* **Brief**: Quote, verbatim, all material below, without pictures.

* **Source data**:
•••
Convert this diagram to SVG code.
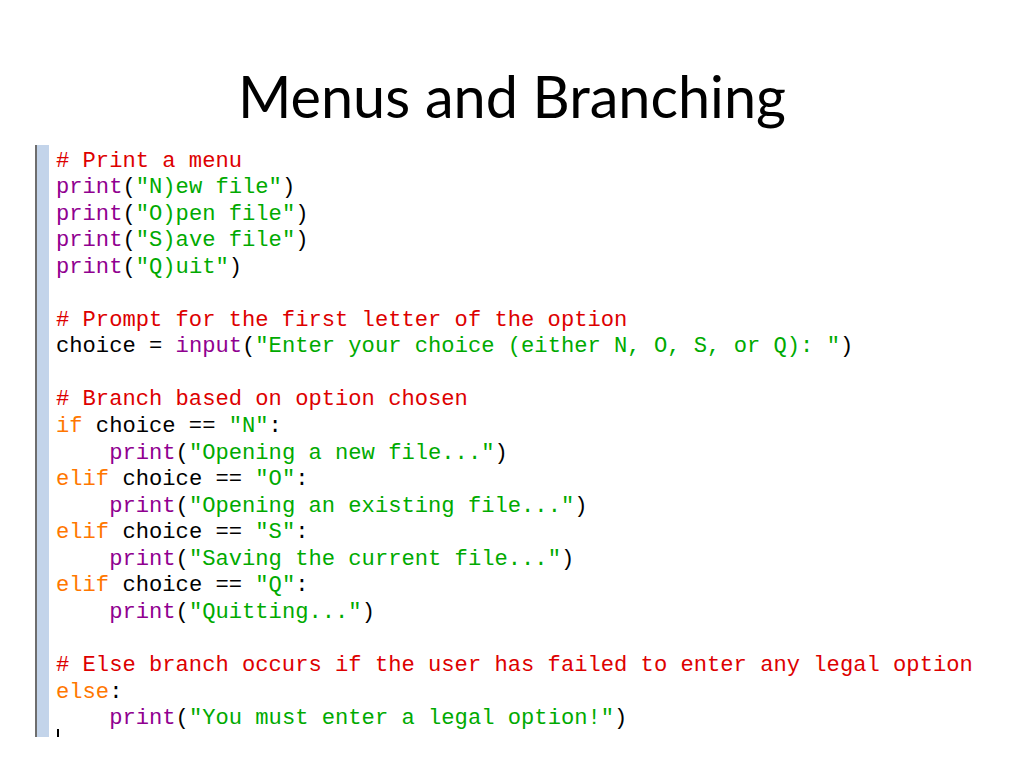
<svg xmlns="http://www.w3.org/2000/svg" width="1024" height="768" viewBox="0 0 1024 768">
<style>
.title{font-family:Lato,"Open Sans","Liberation Sans",sans-serif;font-size:58px;fill:#000}
.code{font-family:"Liberation Mono","DejaVu Sans Mono",monospace;font-size:22.15px;fill:#000}
.c{fill:#dd0000}
.k{fill:#ff7700}
.b{fill:#900090}
.s{fill:#00aa00}
</style>
<rect x="0" y="0" width="1024" height="768" fill="#ffffff"/>
<text id="title" class="title" x="512" y="118" text-anchor="middle" textLength="548" lengthAdjust="spacingAndGlyphs">Menus and Branching</text>
<g id="editor">
<rect x="35" y="145" width="2" height="592" fill="#6e6e6e"/>
<rect x="37" y="145" width="12" height="592" fill="#c3d4ea"/>
<rect x="57" y="729" width="2" height="8" fill="#000"/>
</g>
<g id="code" class="code">
<text x="56" y="166.5"><tspan class="c"># Print a menu</tspan></text>
<text x="56" y="193.05"><tspan class="b">print</tspan>(<tspan class="s">"N)ew file"</tspan>)</text>
<text x="56" y="219.6"><tspan class="b">print</tspan>(<tspan class="s">"O)pen file"</tspan>)</text>
<text x="56" y="246.15"><tspan class="b">print</tspan>(<tspan class="s">"S)ave file"</tspan>)</text>
<text x="56" y="272.7"><tspan class="b">print</tspan>(<tspan class="s">"Q)uit"</tspan>)</text>
<text x="56" y="325.8"><tspan class="c"># Prompt for the first letter of the option</tspan></text>
<text x="56" y="352.35">choice = <tspan class="b">input</tspan>(<tspan class="s">"Enter your choice (either N, O, S, or Q): "</tspan>)</text>
<text x="56" y="405.45"><tspan class="c"># Branch based on option chosen</tspan></text>
<text x="56" y="432"><tspan class="k">if</tspan> choice == <tspan class="s">"N"</tspan>:</text>
<text x="109.16" y="458.55"><tspan class="b">print</tspan>(<tspan class="s">"Opening a new file..."</tspan>)</text>
<text x="56" y="485.1"><tspan class="k">elif</tspan> choice == <tspan class="s">"O"</tspan>:</text>
<text x="109.16" y="511.65"><tspan class="b">print</tspan>(<tspan class="s">"Opening an existing file..."</tspan>)</text>
<text x="56" y="538.2"><tspan class="k">elif</tspan> choice == <tspan class="s">"S"</tspan>:</text>
<text x="109.16" y="564.75"><tspan class="b">print</tspan>(<tspan class="s">"Saving the current file..."</tspan>)</text>
<text x="56" y="591.3"><tspan class="k">elif</tspan> choice == <tspan class="s">"Q"</tspan>:</text>
<text x="109.16" y="617.85"><tspan class="b">print</tspan>(<tspan class="s">"Quitting..."</tspan>)</text>
<text x="56" y="670.95"><tspan class="c"># Else branch occurs if the user has failed to enter any legal option</tspan></text>
<text x="56" y="697.5"><tspan class="k">else</tspan>:</text>
<text x="109.16" y="724.05"><tspan class="b">print</tspan>(<tspan class="s">"You must enter a legal option!"</tspan>)</text>
</g>
</svg>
•••
* **Answer to this problem**:
Convert this diagram to SVG code.
<svg xmlns="http://www.w3.org/2000/svg" width="1024" height="768" viewBox="0 0 1024 768">
<style>
.title{font-family:Lato,"Open Sans","Liberation Sans",sans-serif;font-size:58px;fill:#000}
.code{font-family:"Liberation Mono","DejaVu Sans Mono",monospace;font-size:22.15px;fill:#000}
.c{fill:#dd0000}
.k{fill:#ff7700}
.b{fill:#900090}
.s{fill:#00aa00}
</style>
<rect x="0" y="0" width="1024" height="768" fill="#ffffff"/>
<text id="title" class="title" x="512" y="118" text-anchor="middle" textLength="548" lengthAdjust="spacingAndGlyphs">Menus and Branching</text>
<g id="editor">
<rect x="35" y="145" width="2" height="592" fill="#6e6e6e"/>
<rect x="37" y="145" width="12" height="592" fill="#c3d4ea"/>
<rect x="57" y="729" width="2" height="8" fill="#000"/>
</g>
<g id="code" class="code">
<text x="56" y="166.5"><tspan class="c"># Print a menu</tspan></text>
<text x="56" y="193.05"><tspan class="b">print</tspan>(<tspan class="s">"N)ew file"</tspan>)</text>
<text x="56" y="219.6"><tspan class="b">print</tspan>(<tspan class="s">"O)pen file"</tspan>)</text>
<text x="56" y="246.15"><tspan class="b">print</tspan>(<tspan class="s">"S)ave file"</tspan>)</text>
<text x="56" y="272.7"><tspan class="b">print</tspan>(<tspan class="s">"Q)uit"</tspan>)</text>
<text x="56" y="325.8"><tspan class="c"># Prompt for the first letter of the option</tspan></text>
<text x="56" y="352.35">choice = <tspan class="b">input</tspan>(<tspan class="s">"Enter your choice (either N, O, S, or Q): "</tspan>)</text>
<text x="56" y="405.45"><tspan class="c"># Branch based on option chosen</tspan></text>
<text x="56" y="432"><tspan class="k">if</tspan> choice == <tspan class="s">"N"</tspan>:</text>
<text x="109.16" y="458.55"><tspan class="b">print</tspan>(<tspan class="s">"Opening a new file..."</tspan>)</text>
<text x="56" y="485.1"><tspan class="k">elif</tspan> choice == <tspan class="s">"O"</tspan>:</text>
<text x="109.16" y="511.65"><tspan class="b">print</tspan>(<tspan class="s">"Opening an existing file..."</tspan>)</text>
<text x="56" y="538.2"><tspan class="k">elif</tspan> choice == <tspan class="s">"S"</tspan>:</text>
<text x="109.16" y="564.75"><tspan class="b">print</tspan>(<tspan class="s">"Saving the current file..."</tspan>)</text>
<text x="56" y="591.3"><tspan class="k">elif</tspan> choice == <tspan class="s">"Q"</tspan>:</text>
<text x="109.16" y="617.85"><tspan class="b">print</tspan>(<tspan class="s">"Quitting..."</tspan>)</text>
<text x="56" y="670.95"><tspan class="c"># Else branch occurs if the user has failed to enter any legal option</tspan></text>
<text x="56" y="697.5"><tspan class="k">else</tspan>:</text>
<text x="109.16" y="724.05"><tspan class="b">print</tspan>(<tspan class="s">"You must enter a legal option!"</tspan>)</text>
</g>
</svg>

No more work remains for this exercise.